Highlights & Insights¶
- The causal chain TFS → WVO → WD is particularly elegant: identifying Task Feature Specialization as the common cause connecting functional and geometric properties provides a paradigm for bridging abstract principles to actionable constraints. This reasoning strategy — "if the direct cause cannot be enforced, enforce its consequence" — is broadly transferable.
- Normalized accuracy exceeding 100% is the most striking result: it demonstrates that orthogonal constraints not only reduce inter-task interference but enable the merged model to surpass individual models, suggesting that the regularization effect yields additional benefits.
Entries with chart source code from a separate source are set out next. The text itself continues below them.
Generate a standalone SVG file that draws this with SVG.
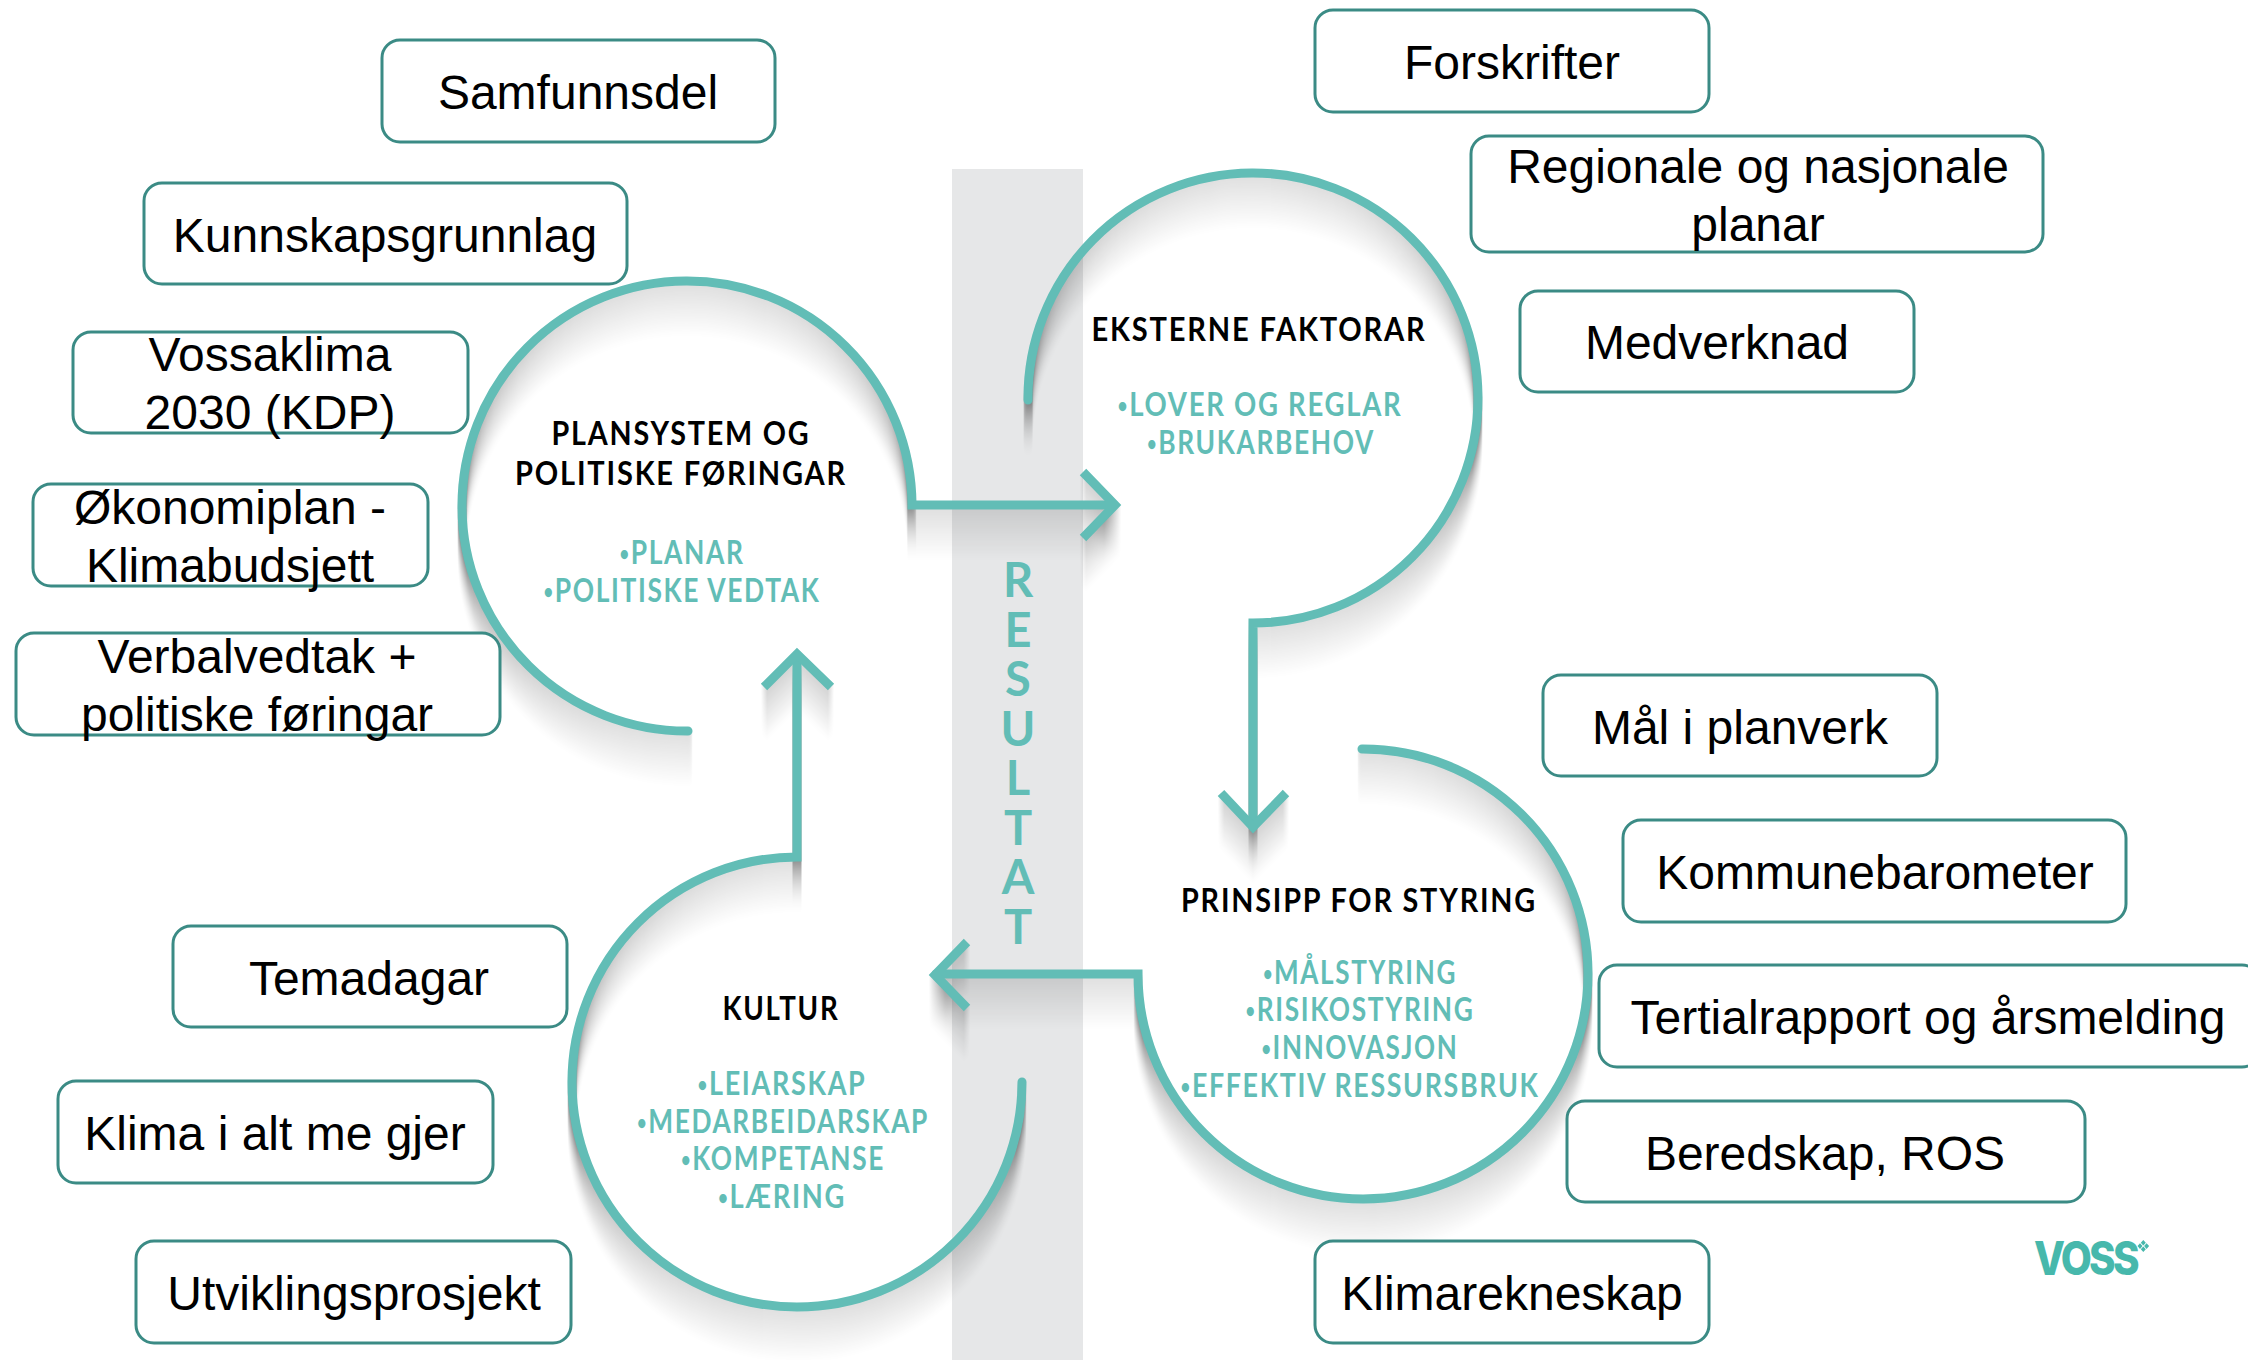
<svg xmlns="http://www.w3.org/2000/svg" width="2248" height="1360" viewBox="0 0 2248 1360">
<style>
.b{fill:#fff;stroke:#3b8b85;stroke-width:3}
.bt{font-family:"Liberation Sans",Arial,sans-serif;font-size:48px;fill:#000;text-anchor:middle}
.t{font-family:Lato,"Open Sans",sans-serif;font-weight:700;font-size:32px;letter-spacing:2px;fill:#000;text-anchor:middle}
.g{font-family:Lato,"Open Sans",sans-serif;font-weight:700;font-size:32px;letter-spacing:2px;fill:#62bdb6;text-anchor:middle}
.d{font-size:20px}
.r{font-family:Lato,"Open Sans",sans-serif;font-weight:700;font-size:47px;fill:#62bdb6;text-anchor:middle}
.c{fill:none;stroke:#62bdb6;stroke-width:9;stroke-linecap:round;stroke-linejoin:miter}
.h{fill:none;stroke:#62bdb6;stroke-width:9;stroke-linecap:butt;stroke-linejoin:miter}
</style>
<defs>
<filter id="smear" filterUnits="userSpaceOnUse" x="0" y="0" width="2248" height="1360" color-interpolation-filters="sRGB">
<feConvolveMatrix in="SourceAlpha" order="1 56" targetX="0" targetY="55" divisor="1596" preserveAlpha="false" kernelMatrix="56 55 54 53 52 51 50 49 48 47 46 45 44 43 42 41 40 39 38 37 36 35 34 33 32 31 30 29 28 27 26 25 24 23 22 21 20 19 18 17 16 15 14 13 12 11 10 9 8 7 6 5 4 3 2 1" result="s"/>
<feComponentTransfer in="s" result="s2"><feFuncA type="linear" slope="0.42"/></feComponentTransfer>
<feMerge><feMergeNode in="s2"/><feMergeNode in="SourceGraphic"/></feMerge>
</filter>
</defs>
<rect x="952" y="169" width="131" height="1191" fill="#e6e7e8"/>
<g id="connectors" filter="url(#smear)">
<path class="c" d="M688 731A225 225 0 1 1 912 505L1114 505"/>
<path class="h" d="M1083 472L1115 505L1083 538"/>
<path class="c" d="M1028 400A225 225 0 1 1 1253 623L1253 826"/>
<path class="h" d="M1221 793L1253 827L1286 793"/>
<path class="c" d="M1362 749A225 225 0 1 1 1138 974L936 974"/>
<path class="h" d="M967 942L935 975L967 1008"/>
<path class="c" d="M1022 1082A225 225 0 1 1 797 857L797 655"/>
<path class="h" d="M764 687L797 654L831 687"/>
</g>
<g id="n-samfunnsdel"><rect class="b" x="382" y="40" width="393" height="102" rx="18"/><text class="bt" x="578" y="109">Samfunnsdel</text></g>
<g id="n-kunnskap"><rect class="b" x="144" y="183" width="483" height="101" rx="18"/><text class="bt" x="385" y="252">Kunnskapsgrunnlag</text></g>
<g id="n-vossaklima"><rect class="b" x="73" y="332" width="395" height="101" rx="18"/><text class="bt" x="270" y="371">Vossaklima</text><text class="bt" x="270" y="429">2030 (KDP)</text></g>
<g id="n-okonomiplan"><rect class="b" x="33" y="484" width="395" height="102" rx="18"/><text class="bt" x="230" y="524">Økonomiplan -</text><text class="bt" x="230" y="582">Klimabudsjett</text></g>
<g id="n-verbalvedtak"><rect class="b" x="16" y="633" width="484" height="102" rx="18"/><text class="bt" x="257" y="673">Verbalvedtak +</text><text class="bt" x="257" y="731">politiske føringar</text></g>
<g id="n-forskrifter"><rect class="b" x="1315" y="10" width="394" height="102" rx="18"/><text class="bt" x="1512" y="79">Forskrifter</text></g>
<g id="n-regionale"><rect class="b" x="1471" y="136" width="572" height="116" rx="18"/><text class="bt" x="1758" y="183">Regionale og nasjonale</text><text class="bt" x="1758" y="241">planar</text></g>
<g id="n-medverknad"><rect class="b" x="1520" y="291" width="394" height="101" rx="18"/><text class="bt" x="1717" y="359">Medverknad</text></g>
<g id="n-mal"><rect class="b" x="1543" y="675" width="394" height="101" rx="18"/><text class="bt" x="1740" y="744">Mål i planverk</text></g>
<g id="n-kommunebarometer"><rect class="b" x="1623" y="820" width="503" height="102" rx="18"/><text class="bt" x="1875" y="889">Kommunebarometer</text></g>
<g id="n-tertialrapport"><rect class="b" x="1599" y="965" width="661" height="102" rx="18"/><text class="bt" x="1928" y="1034">Tertialrapport og årsmelding</text></g>
<g id="n-beredskap"><rect class="b" x="1567" y="1101" width="518" height="101" rx="18"/><text class="bt" x="1825" y="1170">Beredskap, ROS</text></g>
<g id="n-klimarekneskap"><rect class="b" x="1315" y="1241" width="394" height="102" rx="18"/><text class="bt" x="1512" y="1310">Klimarekneskap</text></g>
<g id="n-temadagar"><rect class="b" x="173" y="926" width="394" height="101" rx="18"/><text class="bt" x="369" y="995">Temadagar</text></g>
<g id="n-klima"><rect class="b" x="58" y="1081" width="435" height="102" rx="18"/><text class="bt" x="275" y="1150">Klima i alt me gjer</text></g>
<g id="n-utvikling"><rect class="b" x="136" y="1241" width="435" height="102" rx="18"/><text class="bt" x="354" y="1310">Utviklingsprosjekt</text></g>
<g id="n-plansystem">
<text class="t" x="681" y="445" textLength="259" lengthAdjust="spacingAndGlyphs">PLANSYSTEM OG</text>
<text class="t" x="681" y="485" textLength="332" lengthAdjust="spacingAndGlyphs">POLITISKE FØRINGAR</text>
<text class="g" x="682" y="564" textLength="125" lengthAdjust="spacingAndGlyphs"><tspan class="d" dy="-3">•</tspan><tspan dy="3">PLANAR</tspan></text>
<text class="g" x="682" y="602" textLength="277" lengthAdjust="spacingAndGlyphs"><tspan class="d" dy="-3">•</tspan><tspan dy="3">POLITISKE VEDTAK</tspan></text>
</g>
<g id="n-eksterne">
<text class="t" x="1259" y="341" textLength="335" lengthAdjust="spacingAndGlyphs">EKSTERNE FAKTORAR</text>
<text class="g" x="1260" y="416" textLength="285" lengthAdjust="spacingAndGlyphs"><tspan class="d" dy="-3">•</tspan><tspan dy="3">LOVER OG REGLAR</tspan></text>
<text class="g" x="1261" y="454" textLength="228" lengthAdjust="spacingAndGlyphs"><tspan class="d" dy="-3">•</tspan><tspan dy="3">BRUKARBEHOV</tspan></text>
</g>
<g id="n-prinsipp">
<text class="t" x="1359" y="912" textLength="356" lengthAdjust="spacingAndGlyphs">PRINSIPP FOR STYRING</text>
<text class="g" x="1360" y="984" textLength="194" lengthAdjust="spacingAndGlyphs"><tspan class="d" dy="-3">•</tspan><tspan dy="3">MÅLSTYRING</tspan></text>
<text class="g" x="1360" y="1021" textLength="229" lengthAdjust="spacingAndGlyphs"><tspan class="d" dy="-3">•</tspan><tspan dy="3">RISIKOSTYRING</tspan></text>
<text class="g" x="1360" y="1059" textLength="197" lengthAdjust="spacingAndGlyphs"><tspan class="d" dy="-3">•</tspan><tspan dy="3">INNOVASJON</tspan></text>
<text class="g" x="1360" y="1097" textLength="359" lengthAdjust="spacingAndGlyphs"><tspan class="d" dy="-3">•</tspan><tspan dy="3">EFFEKTIV RESSURSBRUK</tspan></text>
</g>
<g id="n-kultur">
<text class="t" x="781" y="1020" textLength="117" lengthAdjust="spacingAndGlyphs">KULTUR</text>
<text class="g" x="782" y="1095" textLength="169" lengthAdjust="spacingAndGlyphs"><tspan class="d" dy="-3">•</tspan><tspan dy="3">LEIARSKAP</tspan></text>
<text class="g" x="783" y="1133" textLength="292" lengthAdjust="spacingAndGlyphs"><tspan class="d" dy="-3">•</tspan><tspan dy="3">MEDARBEIDARSKAP</tspan></text>
<text class="g" x="783" y="1170" textLength="204" lengthAdjust="spacingAndGlyphs"><tspan class="d" dy="-3">•</tspan><tspan dy="3">KOMPETANSE</tspan></text>
<text class="g" x="782" y="1208" textLength="128" lengthAdjust="spacingAndGlyphs"><tspan class="d" dy="-3">•</tspan><tspan dy="3">LÆRING</tspan></text>
</g>
<g id="n-resultat">
<text class="r" x="1018 1018 1018 1018 1018 1018 1018 1018" y="597 647 696 746 795 845 894 944">RESULTAT</text>
</g>
<g id="logo">
<text x="2034" y="1275" font-family="Inter,Lato,sans-serif" font-weight="800" font-size="46" letter-spacing="-3" fill="#47b8ac" textLength="103" lengthAdjust="spacingAndGlyphs">VOSS</text>
<path fill="#47b8ac" d="M2143.300 1240l2.500 2.800-2.500 2.800-2.500-2.800z M2143.300 1246.500l2.500 2.800-2.500 2.800-2.500-2.800z M2140 1243.300l2.500 2.800-2.500 2.800-2.500-2.800z M2146.600 1243.300l2.500 2.800-2.500 2.800-2.500-2.800z"/>
</g>
</svg>
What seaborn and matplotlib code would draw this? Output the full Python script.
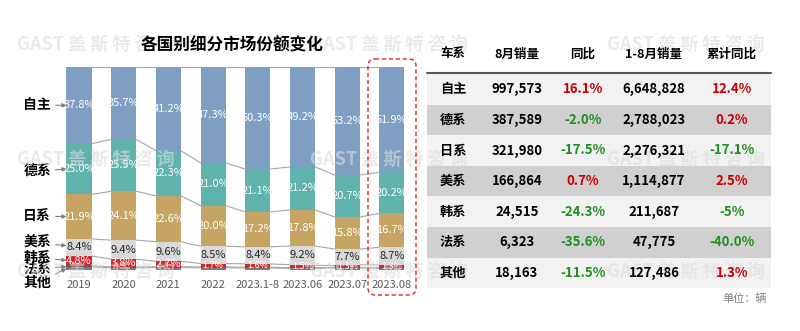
import matplotlib
matplotlib.use("Agg")
import matplotlib.pyplot as plt
from matplotlib.patches import FancyBboxPatch, Rectangle
import seaborn as sns
import pandas as pd

# ---------------- data ----------------
categories = ['2019', '2020', '2021', '2022', '2023.1-8', '2023.06', '2023.07', '2023.08']
series_names = ['自主', '德系', '日系', '美系', '韩系', '法系', '其他']
share_zizhu = [37.8, 35.7, 41.2, 47.3, 50.3, 49.2, 53.2, 51.9]
share_dexi = [25.0, 25.5, 22.3, 21.0, 21.1, 21.2, 20.7, 20.2]
share_rixi = [21.9, 24.1, 22.6, 20.0, 17.2, 17.8, 15.8, 16.7]
share_meixi = [8.4, 9.4, 9.6, 8.5, 8.4, 9.2, 7.7, 8.7]
share_hanxi = [4.8, 3.8, 2.7, 1.7, 1.6, 1.5, 1.3, 1.3]
share_faxi = [0.6, 0.4, 0.4, 0.4, 0.4, 0.3, 0.3, 0.3]
share_qita = [1.5, 1.1, 1.2, 1.1, 1.0, 0.8, 1.0, 0.9]

table_header = ['车系', '8月销量', '同比', '1-8月销量', '累计同比']
aug_sales = [997573, 387589, 321980, 166864, 24515, 6323, 18163]
aug_yoy = ['16.1%', '-2.0%', '-17.5%', '0.7%', '-24.3%', '-35.6%', '-11.5%']
ytd_sales = [6648828, 2788023, 2276321, 1114877, 211687, 47775, 127486]
ytd_yoy = ['12.4%', '0.2%', '-17.1%', '2.5%', '-5%', '-40.0%', '1.3%']

shares = [share_zizhu, share_dexi, share_rixi, share_meixi, share_hanxi, share_faxi, share_qita]
colors = ['#7f9fc2', '#60b2ad', '#c5a464', '#d9d9d9', '#d8272c', '#595959', '#7a7a7a']
label_colors = ['white', 'white', 'white', '#262626', 'white', None, None]

# ---------------- style ----------------
sns.set_theme(style='white')
plt.rcParams['font.family'] = ['Noto Sans CJK SC', 'DejaVu Sans']
plt.rcParams['axes.unicode_minus'] = False

W, H = 800, 331
fig = plt.figure(figsize=(W / 100, H / 100), dpi=100)
fig.patch.set_facecolor('white')

# bar axes: bar centers at px 79 + 44.71*i, y 0..100 -> px 270..67
step = 44.71
left_px = 79 - step / 2
ax = fig.add_axes([left_px / W, (H - 270) / H, 8 * step / W, 203 / H])

df = pd.DataFrame(dict(zip(series_names, shares)), index=categories)
# cumulative from bottom
cum_tops = {}
running = [0.0] * len(categories)
for name in reversed(series_names):
    running = [r + v for r, v in zip(running, df[name].tolist())]
    cum_tops[name] = running[:]

bw = 0.56
# draw cumulative bars, tallest first
for name, col in zip(series_names, colors):
    d = pd.DataFrame({'cat': categories, 'val': cum_tops[name]})
    sns.barplot(data=d, x='cat', y='val', order=categories, color=col,
                saturation=1, width=bw, ax=ax, linewidth=0, zorder=2)

ax.set_xlim(-0.5, 7.5)
ax.set_ylim(0, 100)
for s in ax.spines.values():
    s.set_visible(False)
ax.set_yticks([])
ax.set_xlabel('')
ax.set_ylabel('')
ax.tick_params(axis='x', length=0, pad=7, labelsize=8, labelcolor='#595959')
ax.patch.set_alpha(0)

# connector lines
for name in series_names:
    tops = cum_tops[name]
    for i in range(len(categories) - 1):
        ax.plot([i + bw / 2, i + 1 - bw / 2], [tops[i], tops[i + 1]],
                color='#a6a6a6', lw=0.8, zorder=1)

# value labels
for k, name in enumerate(series_names):
    lc = label_colors[k]
    if lc is None:
        continue
    vals = df[name].tolist()
    tops = cum_tops[name]
    for i, v in enumerate(vals):
        fs = 8 if v >= 2 else 6.5
        ax.text(i, tops[i] - v / 2, f'{v:.1f}%', ha='center', va='center',
                fontsize=fs, color=lc, zorder=4)

# left series labels with arrows
def py2d(py):
    return (270 - py) / 2.03

label_pos = [  # (text_y_px, target_y_data)
    (105, 81.1), (171, 49.7), (216, 26.3), (243, 12.0),
    (258, 4.8), (269, 1.7), (283, 0.7)]
for name, (ty, tgt) in zip(series_names, label_pos):
    ax.annotate(name, xy=(-bw / 2, tgt), xytext=((51 - 79) / step, py2d(ty)),
                textcoords='data', xycoords='data', ha='right', va='center',
                fontsize=10, fontweight='bold', color='black', annotation_clip=False,
                arrowprops=dict(arrowstyle='-|>', color='#7f7f7f', lw=0.8,
                                mutation_scale=6, shrinkA=1, shrinkB=0))

# ---------------- overlay (table, title, watermark) ----------------
ov = fig.add_axes([0, 0, 1, 1], zorder=5)
ov.set_xlim(0, W)
ov.set_ylim(H, 0)
ov.axis('off')
ov.patch.set_alpha(0)

ov.text(232, 45, '各国别细分市场份额变化', ha='center', va='center',
        fontsize=12, fontweight='bold', color='black', zorder=6)

# red dashed highlight box
ov.add_patch(FancyBboxPatch((368, 59), 48, 236,
                            boxstyle='round,pad=0,rounding_size=7',
                            fill=False, edgecolor='#e02525', lw=1,
                            linestyle=(0, (3, 2)), zorder=6))

# table
col_x = [453, 517, 583, 654, 732]
row_top, row_h = 74, 30.6
tbl_l, tbl_r = 427, 771
for c, t in enumerate(table_header):
    ov.text(col_x[c], 54, t, ha='center', va='center', fontsize=9,
            fontweight='bold', color='black', zorder=6)
for r in range(len(series_names)):
    y0 = row_top + r * row_h
    ov.add_patch(Rectangle((tbl_l, y0), tbl_r - tbl_l, row_h,
                           facecolor='#f2f2f2' if r % 2 == 0 else '#d0d0d0',
                           edgecolor='none', zorder=1))
    yc = y0 + row_h / 2
    ov.text(col_x[0], yc, series_names[r], ha='center', va='center', fontsize=9.5,
            fontweight='bold', color='black', zorder=6)
    ov.text(col_x[1], yc, f'{aug_sales[r]:,}', ha='center', va='center', fontsize=9.5,
            fontweight='bold', color='black', zorder=6)
    ov.text(col_x[2], yc, aug_yoy[r], ha='center', va='center', fontsize=9.5,
            fontweight='bold', color='#1e8f1e' if aug_yoy[r].startswith('-') else '#c80000',
            zorder=6)
    ov.text(col_x[3], yc, f'{ytd_sales[r]:,}', ha='center', va='center', fontsize=9.5,
            fontweight='bold', color='black', zorder=6)
    ov.text(col_x[4], yc, ytd_yoy[r], ha='center', va='center', fontsize=9.5,
            fontweight='bold', color='#1e8f1e' if ytd_yoy[r].startswith('-') else '#c80000',
            zorder=6)
ov.plot([tbl_l, tbl_r], [73, 73], color='#595959', lw=1.5, zorder=6)

ov.text(745, 299, '单位：辆', ha='center', va='center', fontsize=8,
        color='#808080', zorder=6)

# watermark
for wy in [45, 160, 272]:
    for wx in [17, 310, 607]:
        ov.text(wx, wy, 'GAST 盖 斯 特 咨 询', ha='left', va='center', fontsize=13,
                fontweight='bold', color='#dcdcdc', alpha=0.6, zorder=3)

fig.savefig('out.png', dpi=100, facecolor='white')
- The simplicity of OrthoReg is commendable: a single regularization term \(\|(\Delta W)^\top \Delta W - I\|_F^2\) requires no architectural modifications or changes to the inference pipeline and can be directly integrated into any fine-tuning pipeline.
Limitations & Future Work¶
- The theoretical analysis relies on the NTK linearization assumption; applicability to deep nonlinear networks warrants further investigation.
- Experiments are conducted solely on CLIP-based ViTs; validation on other pre-training paradigms (e.g., MAE, DINOv2) is absent.
- Only 8 classification tasks are considered; performance on a larger number of tasks (e.g., 20+) or heterogeneous task types (detection, segmentation) remains unverified.
- Orthogonality constraints may be overly restrictive when the number of columns \(d\) greatly exceeds the number of rows \(m\), potentially limiting model expressiveness.
- Future work could explore adaptive orthogonal constraints that adjust constraint strength according to task similarity.
Related Work & Insights¶
- vs. TTA (Tangent Task Arithmetic): TTA implicitly achieves task vector orthogonality via tangent-space linearization, but incurs substantial computational overhead (2–3× training time). OrthoReg explicitly enforces orthogonality and is more efficient; the two methods arrive at the same destination by different routes.
- vs. TIES-Merging / DARE: These are during-merging methods that reduce interference through pruning or sign voting. OrthoReg is a pre-merging method that generates high-quality task vectors at the source; the two approaches are complementary.
Rating¶
- Novelty: ⭐⭐⭐⭐⭐ The theoretical chain TFS → orthogonality → disentanglement is novel and complete; OrthoReg is elegantly designed.
- Experimental Thoroughness: ⭐⭐⭐⭐ Comprehensive comparisons across three model scales and multiple baselines, though task types are limited.
- Writing Quality: ⭐⭐⭐⭐⭐ The derivation logic from theory to method to experiments is clear and coherent throughout.
- Value: ⭐⭐⭐⭐⭐ Provides a deep theoretical foundation for task arithmetic; OrthoReg offers strong practical utility as a plug-and-play regularizer.